Omit the pictures and print exactly the lines of the listing below, starting at the first and ending at the line containing "const sdmaLow = [0.22, 0.43, 0.22];".
* START GIVEN DATA *
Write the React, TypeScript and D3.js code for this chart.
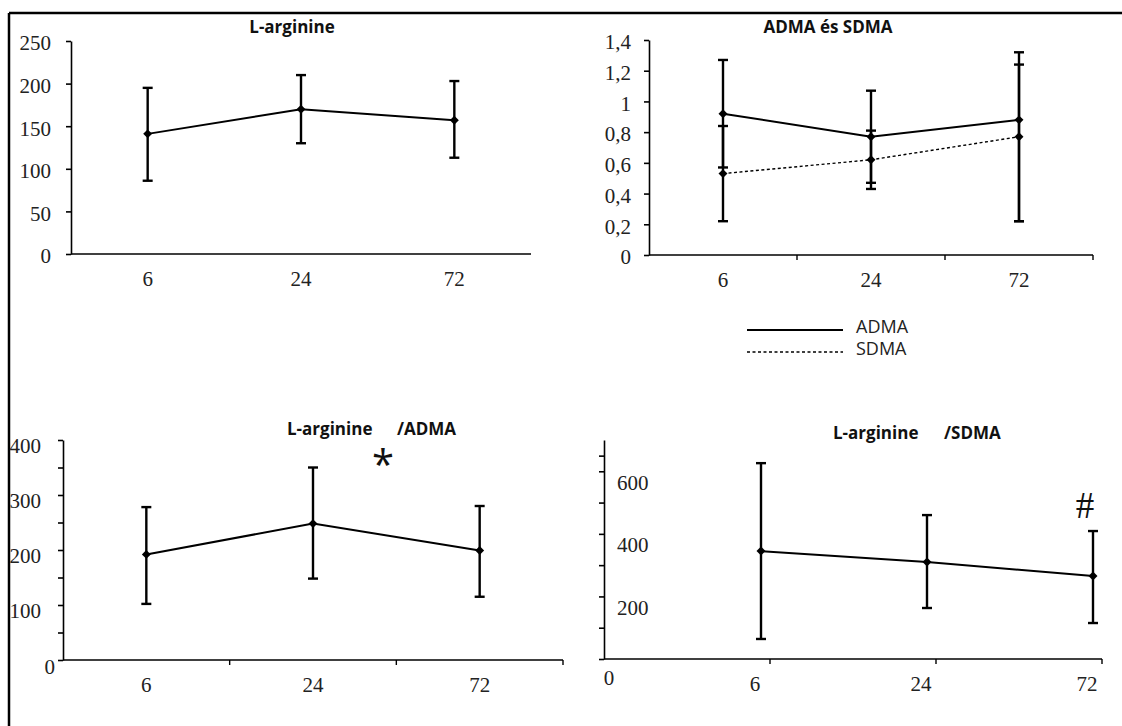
import { useEffect, useRef } from "react";
import * as d3 from "d3";

// sampling times (hours)
const hours = ["6", "24", "72"];
const hoursWithZero = ["0", "6", "24", "72"];

// L-arginine
const argMean = [141, 170, 157];
const argHigh = [195, 210, 203];
const argLow = [86, 130, 113];

// ADMA and SDMA
const admaMean = [0.92, 0.77, 0.88];
const admaHigh = [1.27, 1.07, 1.32];
const admaLow = [0.57, 0.47, 0.22];
const sdmaMean = [0.53, 0.62, 0.77];
const sdmaHigh = [0.84, 0.81, 1.24];
const sdmaLow = [0.22, 0.43, 0.22];

// L-arginine / ADMA
const argAdmaMean = [192, 248, 199];
const argAdmaHigh = [278, 350, 280];
const argAdmaLow = [102, 148, 115];

// L-arginine / SDMA
const argSdmaMean = [345, 310, 265];
const argSdmaHigh = [626, 460, 409];
const argSdmaLow = [64, 163, 115];

// axis ticks
const argTicks = [0, 50, 100, 150, 200, 250];
const dmaTicks = [0, 0.2, 0.4, 0.6, 0.8, 1, 1.2, 1.4];
const argAdmaTicks = [0, 50, 100, 150, 200, 250, 300, 350, 400];
const argAdmaLabels = [0, 100, 200, 300, 400];
const argSdmaTicks = [0, 100, 200, 300, 400, 500, 600, 650];
const argSdmaLabels = [200, 400, 600];

const serif = "'Liberation Serif', 'Times New Roman', serif";
const sans = "'Open Sans', 'Noto Sans', sans-serif";

const App = () => {
    const ref = useRef<SVGSVGElement | null>(null);

    useEffect(() => {
        const svg = d3.select(ref.current);
        svg.selectAll("*").remove();

        // frame (top and left edge only)
        svg.append("line").attr("x1", 9).attr("x2", 1122).attr("y1", 13).attr("y2", 13)
            .attr("stroke", "#000").attr("stroke-width", 2.5);
        svg.append("line").attr("x1", 9).attr("x2", 9).attr("y1", 13).attr("y2", 726)
            .attr("stroke", "#000").attr("stroke-width", 2.5);

        const yAxis = (y: any, xPos: number, ticks: number[]) => {
            svg.append("g")
                .attr("transform", `translate(${xPos},0)`)
                .call(d3.axisLeft(y).tickValues(ticks).tickSize(5).tickSizeOuter(0).tickFormat(() => ""))
                .call((g: any) => g.selectAll("path,line").attr("stroke", "#000").attr("stroke-width", 1.6));
        };

        const xAxisLine = (x0: number, x1: number, yPos: number, marks: number[]) => {
            svg.append("line").attr("x1", x0).attr("x2", x1).attr("y1", yPos).attr("y2", yPos)
                .attr("stroke", "#000").attr("stroke-width", 1.6);
            svg.selectAll(null).data(marks).enter().append("line")
                .attr("x1", d => d).attr("x2", d => d)
                .attr("y1", yPos).attr("y2", yPos + 5)
                .attr("stroke", "#000").attr("stroke-width", 1.4);
        };

        const yLabels = (y: any, values: number[], xPos: number, anchor: string, dy: number, fmt = (d: number) => String(d)) => {
            svg.selectAll(null).data(values).enter().append("text")
                .attr("x", xPos)
                .attr("y", d => y(d) + dy)
                .attr("dy", "0.35em")
                .attr("text-anchor", anchor)
                .attr("font-family", serif)
                .attr("font-size", 21)
                .attr("fill", "#222")
                .text(fmt);
        };

        const xLabels = (cats: string[], xs: number[], yPos: number) => {
            svg.selectAll(null).data(cats).enter().append("text")
                .attr("x", (d, i) => xs[i])
                .attr("y", yPos + 25)
                .attr("dy", "0.35em")
                .attr("text-anchor", "middle")
                .attr("font-family", serif)
                .attr("font-size", 21)
                .attr("fill", "#222")
                .text(d => d);
        };

        const series = (xs: number[], y: any, mean: number[], high: number[], low: number[], dashed: boolean) => {
            const pts = xs.map((x, i) => ({ x, m: mean[i], h: high[i], l: low[i] }));
            const g = svg.append("g");
            // error bars
            g.selectAll(null).data(pts).enter().append("line")
                .attr("x1", d => d.x).attr("x2", d => d.x)
                .attr("y1", d => y(d.h)).attr("y2", d => y(d.l))
                .attr("stroke", "#000").attr("stroke-width", 2.4);
            ["h", "l"].forEach(k => {
                g.selectAll(null).data(pts).enter().append("line")
                    .attr("x1", d => d.x - 5).attr("x2", d => d.x + 5)
                    .attr("y1", (d: any) => y(d[k])).attr("y2", (d: any) => y(d[k]))
                    .attr("stroke", "#000").attr("stroke-width", 2.4);
            });
            // mean line
            const line = d3.line<any>().x(d => d.x).y(d => y(d.m));
            g.append("path")
                .datum(pts)
                .attr("d", line)
                .attr("fill", "none")
                .attr("stroke", "#000")
                .attr("stroke-width", dashed ? 1.4 : 2)
                .attr("stroke-dasharray", dashed ? "3,2.5" : null);
            // diamond markers
            g.selectAll(null).data(pts).enter().append("path")
                .attr("d", d3.symbol(d3.symbolSquare, 40)())
                .attr("transform", d => `translate(${d.x},${y(d.m)}) rotate(45)`)
                .attr("fill", "#000");
        };

        const title = (txt: string, x: number, y: number, anchor = "middle") => {
            svg.append("text")
                .attr("x", x).attr("y", y).attr("dy", "0.35em")
                .attr("text-anchor", anchor)
                .attr("font-family", sans)
                .attr("font-weight", "bold")
                .attr("font-size", 17)
                .attr("fill", "#111")
                .text(txt);
        };

        // ---- Panel 1: L-arginine
        const x1 = d3.scaleBand().domain(hours).range([71, 531]);
        const y1 = d3.scaleLinear().domain([0, 250]).range([254, 41]);
        const xs1 = hours.map(h => (x1(h) as number) + x1.bandwidth() / 2);
        xAxisLine(71, 531, 254, []);
        yAxis(y1, 71, argTicks);
        yLabels(y1, argTicks, 51, "end", 2);
        xLabels(hours, xs1, 254);
        series(xs1, y1, argMean, argHigh, argLow, false);
        title("L-arginine", 292, 27);

        // ---- Panel 2: ADMA és SDMA
        const x2 = d3.scaleBand().domain(hours).range([649, 1093]);
        const y2 = d3.scaleLinear().domain([0, 1.4]).range([255, 40]);
        const xs2 = hours.map(h => (x2(h) as number) + x2.bandwidth() / 2);
        xAxisLine(649, 1093, 255, [...hours.slice(1).map(h => x2(h) as number), 1093]);
        yAxis(y2, 649, dmaTicks);
        yLabels(y2, dmaTicks, 631, "end", 2, d => String(d).replace(".", ","));
        xLabels(hours, xs2, 255);
        series(xs2, y2, sdmaMean, sdmaHigh, sdmaLow, true);
        series(xs2, y2, admaMean, admaHigh, admaLow, false);
        title("ADMA és SDMA", 828, 27);

        // legend
        const legend = [{ name: "ADMA", dash: null, w: 2, y: 330 }, { name: "SDMA", dash: "3,2.5", w: 1.6, y: 352 }];
        legend.forEach(l => {
            svg.append("line").attr("x1", 747).attr("x2", 843).attr("y1", l.y).attr("y2", l.y)
                .attr("stroke", "#000").attr("stroke-width", l.w).attr("stroke-dasharray", l.dash);
            svg.append("text").attr("x", 856).attr("y", l.y - 3).attr("dy", "0.35em")
                .attr("font-family", sans).attr("font-size", 18).attr("fill", "#222").text(l.name);
        });

        // ---- Panel 3: L-arginine/ADMA
        const x3 = d3.scaleBand().domain(hours).range([63, 563]);
        const y3 = d3.scaleLinear().domain([0, 400]).range([660, 440]);
        const xs3 = hours.map(h => (x3(h) as number) + x3.bandwidth() / 2);
        xAxisLine(63, 563, 660, [...hours.slice(1).map(h => x3(h) as number), 563]);
        yAxis(y3, 63, argAdmaTicks);
        yLabels(y3, argAdmaLabels.slice(1), 41, "end", 6);
        yLabels(y3, [0], 55, "end", 7);
        xLabels(hours, xs3, 660);
        series(xs3, y3, argAdmaMean, argAdmaHigh, argAdmaLow, false);
        title("L-arginine", 287, 429, "start");
        title("/ADMA", 397, 429, "start");
        svg.append("text").attr("x", 383).attr("y", 479).attr("text-anchor", "middle")
            .attr("font-family", sans).attr("font-size", 40).attr("fill", "#111").text("*");

        // ---- Panel 4: L-arginine/SDMA
        const x4 = d3.scalePoint().domain(hoursWithZero).range([604, 1102]);
        const y4 = d3.scaleLinear().domain([0, 700]).range([659, 440]);
        const xs4 = hours.map(h => (x4(h) as number) - 9);
        xAxisLine(604, 1102, 659, hours.map(h => x4(h) as number));
        yAxis(y4, 604, argSdmaTicks);
        yLabels(y4, argSdmaLabels, 617, "start", 11);
        xLabels(hours, hours.map(h => (x4(h) as number) - 15), 659);
        xLabels(["0"], [(x4("0") as number) + 5], 653);
        series(xs4, y4, argSdmaMean, argSdmaHigh, argSdmaLow, false);
        title("L-arginine", 833, 433, "start");
        title("/SDMA", 944, 433, "start");
        svg.append("text").attr("x", 1085).attr("y", 518).attr("text-anchor", "middle")
            .attr("font-family", serif).attr("font-size", 37).attr("fill", "#111").text("#");
    }, []);

    return (
        <svg
            ref={ref}
            width={1122}
            height={726}
            style={{ position: "absolute", left: 0, top: 0, background: "#fff" }}
        />
    );
};

export default App;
* END GIVEN DATA *
■ **CORRECT OUTPUT**
Write the React, TypeScript and D3.js code for this chart.
import { useEffect, useRef } from "react";
import * as d3 from "d3";

// sampling times (hours)
const hours = ["6", "24", "72"];
const hoursWithZero = ["0", "6", "24", "72"];

// L-arginine
const argMean = [141, 170, 157];
const argHigh = [195, 210, 203];
const argLow = [86, 130, 113];

// ADMA and SDMA
const admaMean = [0.92, 0.77, 0.88];
const admaHigh = [1.27, 1.07, 1.32];
const admaLow = [0.57, 0.47, 0.22];
const sdmaMean = [0.53, 0.62, 0.77];
const sdmaHigh = [0.84, 0.81, 1.24];
const sdmaLow = [0.22, 0.43, 0.22];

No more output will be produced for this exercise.